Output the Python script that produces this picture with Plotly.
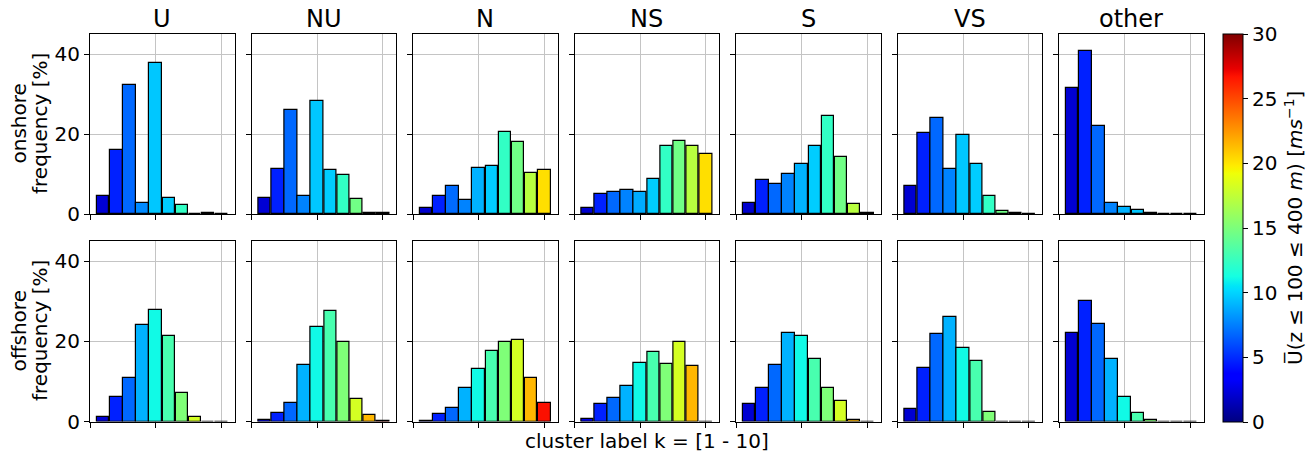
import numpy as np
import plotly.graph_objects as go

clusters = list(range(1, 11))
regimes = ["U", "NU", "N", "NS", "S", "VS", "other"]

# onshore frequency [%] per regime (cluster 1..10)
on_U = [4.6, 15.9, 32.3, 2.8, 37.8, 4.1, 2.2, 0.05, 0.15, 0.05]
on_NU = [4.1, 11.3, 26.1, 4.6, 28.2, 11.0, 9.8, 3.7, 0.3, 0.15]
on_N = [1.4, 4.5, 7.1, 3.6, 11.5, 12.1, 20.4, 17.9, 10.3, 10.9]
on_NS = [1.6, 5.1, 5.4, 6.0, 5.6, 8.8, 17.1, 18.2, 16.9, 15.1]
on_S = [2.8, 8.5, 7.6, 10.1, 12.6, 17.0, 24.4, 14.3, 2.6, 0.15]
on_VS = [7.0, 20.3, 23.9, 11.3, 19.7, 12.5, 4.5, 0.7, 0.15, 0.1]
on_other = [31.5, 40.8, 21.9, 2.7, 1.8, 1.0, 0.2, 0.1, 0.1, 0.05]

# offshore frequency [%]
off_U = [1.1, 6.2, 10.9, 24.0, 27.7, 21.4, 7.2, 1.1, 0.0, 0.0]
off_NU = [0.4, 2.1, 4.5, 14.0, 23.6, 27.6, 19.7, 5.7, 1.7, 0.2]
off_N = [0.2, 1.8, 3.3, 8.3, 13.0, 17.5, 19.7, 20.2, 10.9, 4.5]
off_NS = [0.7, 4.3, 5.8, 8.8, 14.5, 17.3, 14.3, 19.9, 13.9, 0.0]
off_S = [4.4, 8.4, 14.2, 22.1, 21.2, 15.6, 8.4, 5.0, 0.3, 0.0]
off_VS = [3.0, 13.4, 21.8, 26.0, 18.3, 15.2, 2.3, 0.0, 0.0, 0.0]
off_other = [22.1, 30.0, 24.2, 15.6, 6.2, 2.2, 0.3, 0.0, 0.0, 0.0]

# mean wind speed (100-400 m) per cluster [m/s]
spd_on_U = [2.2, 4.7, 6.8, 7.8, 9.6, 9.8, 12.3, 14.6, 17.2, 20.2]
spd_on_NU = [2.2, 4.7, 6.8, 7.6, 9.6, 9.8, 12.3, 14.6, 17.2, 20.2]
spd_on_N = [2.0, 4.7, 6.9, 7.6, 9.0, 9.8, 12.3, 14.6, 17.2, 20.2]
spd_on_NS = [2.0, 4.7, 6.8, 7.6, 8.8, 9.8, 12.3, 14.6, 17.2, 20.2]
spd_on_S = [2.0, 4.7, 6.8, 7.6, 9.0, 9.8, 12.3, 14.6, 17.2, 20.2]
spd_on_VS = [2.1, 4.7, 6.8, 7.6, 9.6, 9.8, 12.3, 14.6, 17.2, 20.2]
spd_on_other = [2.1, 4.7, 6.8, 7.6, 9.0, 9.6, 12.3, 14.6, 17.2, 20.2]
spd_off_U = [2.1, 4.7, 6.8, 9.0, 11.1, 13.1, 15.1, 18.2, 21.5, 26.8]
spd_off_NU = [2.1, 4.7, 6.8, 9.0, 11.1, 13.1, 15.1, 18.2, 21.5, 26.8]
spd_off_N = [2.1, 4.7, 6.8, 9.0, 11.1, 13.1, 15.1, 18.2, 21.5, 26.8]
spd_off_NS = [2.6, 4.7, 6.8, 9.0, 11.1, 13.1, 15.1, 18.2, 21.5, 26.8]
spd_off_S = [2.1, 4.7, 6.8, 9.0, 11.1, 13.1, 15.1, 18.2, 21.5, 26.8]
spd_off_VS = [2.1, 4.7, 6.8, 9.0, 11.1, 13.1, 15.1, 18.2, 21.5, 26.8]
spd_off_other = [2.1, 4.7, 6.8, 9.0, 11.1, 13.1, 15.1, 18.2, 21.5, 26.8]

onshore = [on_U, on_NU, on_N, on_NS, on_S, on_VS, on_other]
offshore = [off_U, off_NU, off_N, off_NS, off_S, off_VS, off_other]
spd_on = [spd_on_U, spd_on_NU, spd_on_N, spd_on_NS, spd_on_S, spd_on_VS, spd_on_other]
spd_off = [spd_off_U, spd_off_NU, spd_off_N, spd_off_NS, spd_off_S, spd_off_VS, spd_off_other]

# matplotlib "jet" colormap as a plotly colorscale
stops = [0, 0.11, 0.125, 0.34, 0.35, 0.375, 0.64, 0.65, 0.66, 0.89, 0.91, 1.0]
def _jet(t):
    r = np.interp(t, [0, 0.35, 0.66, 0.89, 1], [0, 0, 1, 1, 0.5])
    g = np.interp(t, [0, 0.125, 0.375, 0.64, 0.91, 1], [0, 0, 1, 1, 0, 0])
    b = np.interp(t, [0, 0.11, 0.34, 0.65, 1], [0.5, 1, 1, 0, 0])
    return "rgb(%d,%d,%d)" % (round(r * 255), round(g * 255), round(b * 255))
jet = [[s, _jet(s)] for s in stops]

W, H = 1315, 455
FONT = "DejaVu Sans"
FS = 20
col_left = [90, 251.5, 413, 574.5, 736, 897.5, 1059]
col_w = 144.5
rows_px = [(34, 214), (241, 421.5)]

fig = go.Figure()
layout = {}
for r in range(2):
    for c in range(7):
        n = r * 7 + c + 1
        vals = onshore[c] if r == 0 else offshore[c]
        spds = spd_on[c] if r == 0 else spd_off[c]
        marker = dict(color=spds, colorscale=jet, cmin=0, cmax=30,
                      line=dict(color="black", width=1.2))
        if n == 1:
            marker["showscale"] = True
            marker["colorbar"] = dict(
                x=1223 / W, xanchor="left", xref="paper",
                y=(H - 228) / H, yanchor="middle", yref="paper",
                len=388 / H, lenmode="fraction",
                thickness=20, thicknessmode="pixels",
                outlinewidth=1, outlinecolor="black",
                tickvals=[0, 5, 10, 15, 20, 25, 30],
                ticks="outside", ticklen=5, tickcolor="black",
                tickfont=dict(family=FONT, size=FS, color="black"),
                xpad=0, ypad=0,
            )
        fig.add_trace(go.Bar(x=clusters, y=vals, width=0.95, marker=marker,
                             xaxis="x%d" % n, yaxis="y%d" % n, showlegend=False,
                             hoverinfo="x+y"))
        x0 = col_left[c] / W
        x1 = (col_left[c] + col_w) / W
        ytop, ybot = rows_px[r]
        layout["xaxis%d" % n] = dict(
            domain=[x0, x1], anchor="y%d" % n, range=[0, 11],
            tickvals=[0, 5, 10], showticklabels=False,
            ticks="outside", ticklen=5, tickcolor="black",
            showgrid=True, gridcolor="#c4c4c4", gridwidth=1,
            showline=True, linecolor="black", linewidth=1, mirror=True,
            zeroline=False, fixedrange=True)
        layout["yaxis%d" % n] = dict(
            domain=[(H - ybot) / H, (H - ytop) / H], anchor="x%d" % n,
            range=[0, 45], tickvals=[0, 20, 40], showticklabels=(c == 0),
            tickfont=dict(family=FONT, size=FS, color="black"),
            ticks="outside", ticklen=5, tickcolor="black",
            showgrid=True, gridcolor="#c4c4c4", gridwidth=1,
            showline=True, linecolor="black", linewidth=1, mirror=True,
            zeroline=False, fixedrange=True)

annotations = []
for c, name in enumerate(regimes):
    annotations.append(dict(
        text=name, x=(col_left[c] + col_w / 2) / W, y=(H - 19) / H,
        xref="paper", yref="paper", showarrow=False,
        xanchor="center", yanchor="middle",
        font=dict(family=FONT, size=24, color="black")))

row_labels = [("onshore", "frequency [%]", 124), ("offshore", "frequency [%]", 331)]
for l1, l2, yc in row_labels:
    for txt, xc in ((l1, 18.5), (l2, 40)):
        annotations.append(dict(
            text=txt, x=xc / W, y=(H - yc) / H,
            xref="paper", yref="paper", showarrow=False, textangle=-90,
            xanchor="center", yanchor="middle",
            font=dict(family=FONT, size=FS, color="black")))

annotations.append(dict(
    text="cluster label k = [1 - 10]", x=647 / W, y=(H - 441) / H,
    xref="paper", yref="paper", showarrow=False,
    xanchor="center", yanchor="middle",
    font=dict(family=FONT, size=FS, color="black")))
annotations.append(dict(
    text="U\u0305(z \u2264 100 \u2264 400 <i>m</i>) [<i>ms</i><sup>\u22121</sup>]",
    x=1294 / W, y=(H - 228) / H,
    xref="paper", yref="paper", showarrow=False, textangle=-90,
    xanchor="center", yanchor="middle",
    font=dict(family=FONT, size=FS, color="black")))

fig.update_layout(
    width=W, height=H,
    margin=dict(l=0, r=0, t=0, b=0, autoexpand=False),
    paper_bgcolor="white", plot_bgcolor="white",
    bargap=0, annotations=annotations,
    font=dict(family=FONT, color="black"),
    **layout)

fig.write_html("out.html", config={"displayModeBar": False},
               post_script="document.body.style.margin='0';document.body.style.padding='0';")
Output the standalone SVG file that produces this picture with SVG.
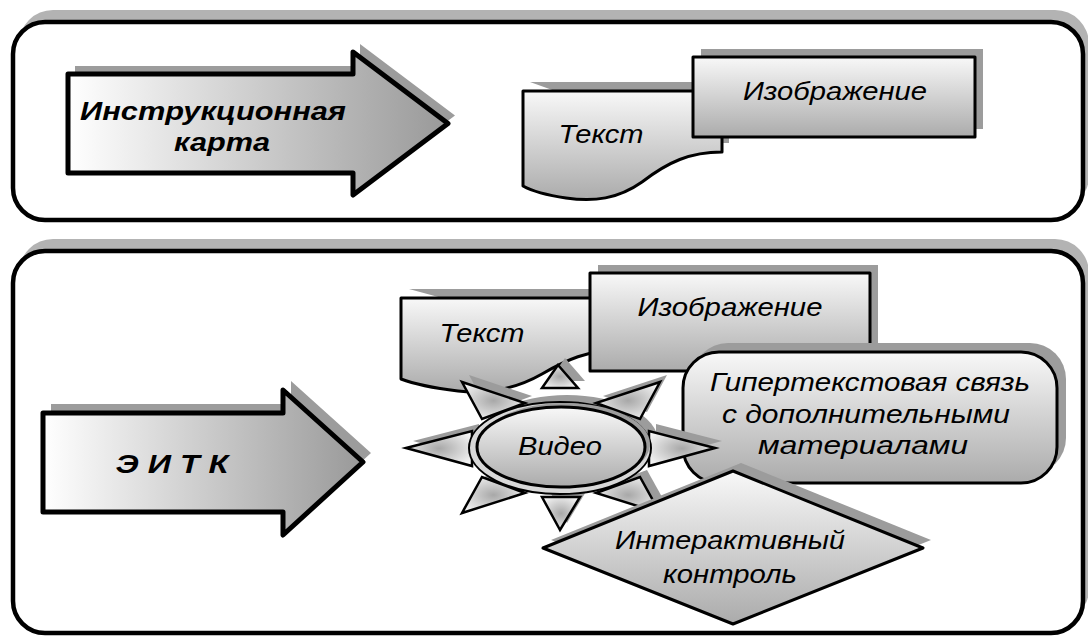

## Your goal
Up to and including the line that contains "0.3, 0.0, 0.0, 0.0]", print the records above exactly from their first line, without any pictures.

## Exercise solution
Output the Python script that produces this picture with Plotly.
import numpy as np
import plotly.graph_objects as go

clusters = list(range(1, 11))
regimes = ["U", "NU", "N", "NS", "S", "VS", "other"]

# onshore frequency [%] per regime (cluster 1..10)
on_U = [4.6, 15.9, 32.3, 2.8, 37.8, 4.1, 2.2, 0.05, 0.15, 0.05]
on_NU = [4.1, 11.3, 26.1, 4.6, 28.2, 11.0, 9.8, 3.7, 0.3, 0.15]
on_N = [1.4, 4.5, 7.1, 3.6, 11.5, 12.1, 20.4, 17.9, 10.3, 10.9]
on_NS = [1.6, 5.1, 5.4, 6.0, 5.6, 8.8, 17.1, 18.2, 16.9, 15.1]
on_S = [2.8, 8.5, 7.6, 10.1, 12.6, 17.0, 24.4, 14.3, 2.6, 0.15]
on_VS = [7.0, 20.3, 23.9, 11.3, 19.7, 12.5, 4.5, 0.7, 0.15, 0.1]
on_other = [31.5, 40.8, 21.9, 2.7, 1.8, 1.0, 0.2, 0.1, 0.1, 0.05]

# offshore frequency [%]
off_U = [1.1, 6.2, 10.9, 24.0, 27.7, 21.4, 7.2, 1.1, 0.0, 0.0]
off_NU = [0.4, 2.1, 4.5, 14.0, 23.6, 27.6, 19.7, 5.7, 1.7, 0.2]
off_N = [0.2, 1.8, 3.3, 8.3, 13.0, 17.5, 19.7, 20.2, 10.9, 4.5]
off_NS = [0.7, 4.3, 5.8, 8.8, 14.5, 17.3, 14.3, 19.9, 13.9, 0.0]
off_S = [4.4, 8.4, 14.2, 22.1, 21.2, 15.6, 8.4, 5.0, 0.3, 0.0]
off_VS = [3.0, 13.4, 21.8, 26.0, 18.3, 15.2, 2.3, 0.0, 0.0, 0.0]
off_other = [22.1, 30.0, 24.2, 15.6, 6.2, 2.2, 0.3, 0.0, 0.0, 0.0]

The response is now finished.